The youngest of four athletic siblings, Hines has been playing hockey since he can remember.
“For me, it’s the most competitive sport that there is going,” Hines says. “I played lacrosse in high school as well and I love it, but hockey has kind of always been my true love. People who don’t play, don’t know. It’s a game that is so fast, physical, there’s so much going on.
“It’s such a team game as well. Where in some sports you have a starting lineup that generally plays most of the game, where in hockey, you have four lines that generally play the whole game together. It matters what every guy is doing, every second of the game. If one guy isn’t doing his job, it can cost you.”
Hockey has been good to Hines, opening the door to Babson to study finance, which in turn, opened the door to his internship at FTI, which has led to a job when he graduates. But his time on the ice will be over soon and that is something he’s not quite sure how to take.

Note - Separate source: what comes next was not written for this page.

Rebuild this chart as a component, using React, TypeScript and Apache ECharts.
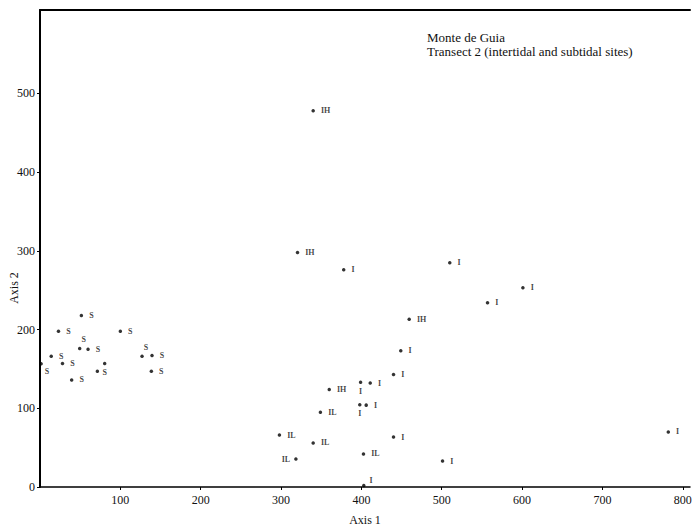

“It’s hard, because the sport has meant so much to me in my life,” says Hines. “It’s been a part of me for like 17, 18 years. I’ve always been playing. I tried to not let it sink in yet that this is all coming to an end. Because it’s certainly going to be weird this summer, not having a workout regimen. Not having a training program to be following all summer. When I can sit and think about it, I’ll definitely get a little bit choked up.”
Rice will miss Hines too, saying that he is the kind of young man a father would like his son to grow up to be like.